AKRMap: Adaptive Kernel Regression for Trustworthy Visualization of Cross-Modal Embeddings
Yilin Ye, Junchao Huang, Xingchen Zeng, Jiazhi Xia, Wei Zeng
TL;DR
AKRMap addresses the interpretability gap in cross-modal embeddings by learning a 2D projection guided by kernel regression of the metric landscape. It jointly optimizes a parametric projection and an adaptive generalized kernel, using a loss L = $\lambda MSE_r + KL$ where $MSE_r = w_1 MSE_{vl} + w_2 MSE_{tr}$, enabling accurate contour mapping of cross-modal metrics. A key innovation is the adaptive kernel $K(\mathbf{x}, \alpha, \beta) = (1 + \alpha \|\mathbf{x}\|^{2\beta})^{-1}$, with $\alpha$ and $\beta$ learned during training to fit complex landscapes.
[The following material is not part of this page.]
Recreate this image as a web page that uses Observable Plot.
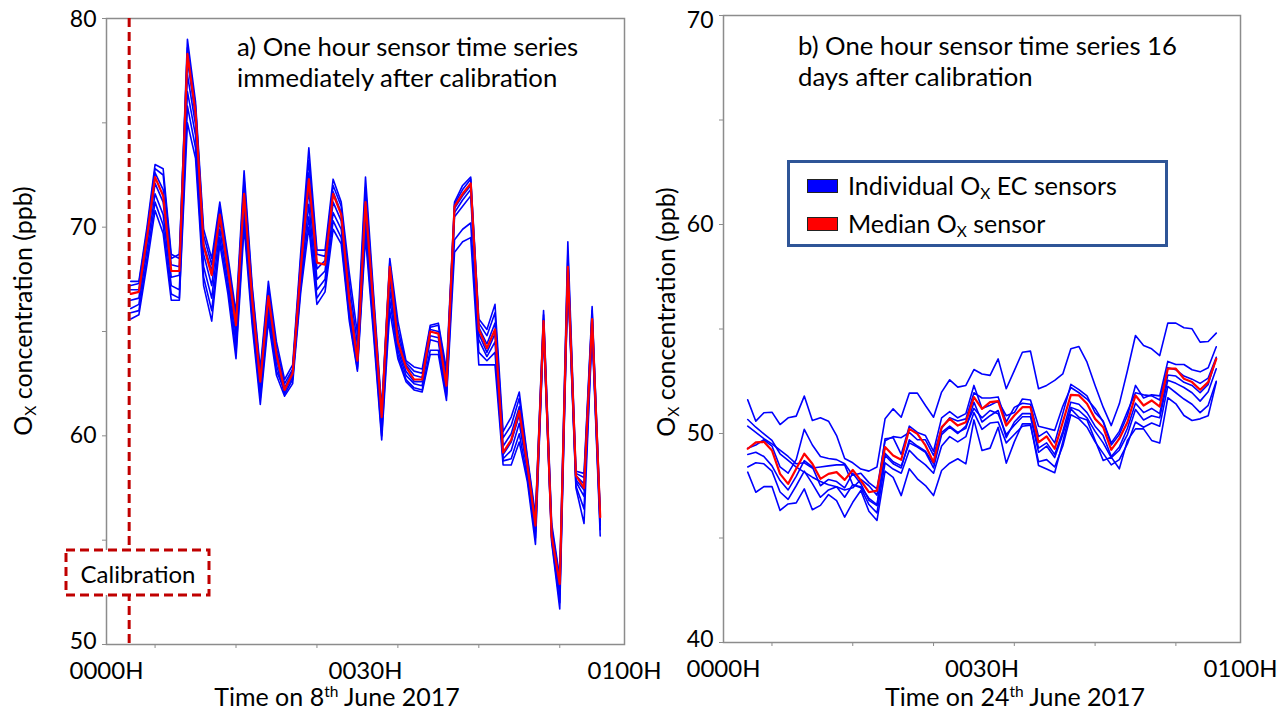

The resulting AKRMap provides scatterplots and multi-scale contour maps with interactive zoom/overlay, and experiments on HPD and model comparisons show improved accuracy and trustworthiness over traditional DR methods, demonstrating practical value for evaluating text-to-image generation and enabling human-in-the-loop analysis.
Abstract
Cross-modal embeddings form the foundation for multi-modal models. However, visualization methods for interpreting cross-modal embeddings have been primarily confined to traditional dimensionality reduction (DR) techniques like PCA and t-SNE. These DR methods primarily focus on feature distributions within a single modality, whilst failing to incorporate metrics (e.g., CLIPScore) across multiple modalities. This paper introduces AKRMap, a new DR technique designed to visualize cross-modal embeddings metric with enhanced accuracy by learning kernel regression of the metric landscape in the projection space. Specifically, AKRMap constructs a supervised projection network guided by a post-projection kernel regression loss, and employs adaptive generalized kernels that can be jointly optimized with the projection. This approach enables AKRMap to efficiently generate visualizations that capture complex metric distributions, while also supporting interactive features such as zoom and overlay for deeper exploration. Quantitative experiments demonstrate that AKRMap outperforms existing DR methods in generating more accurate and trustworthy visualizations. We further showcase the effectiveness of AKRMap in visualizing and comparing cross-modal embeddings for text-to-image models. Code and demo are available at https://github.com/yilinye/AKRMap.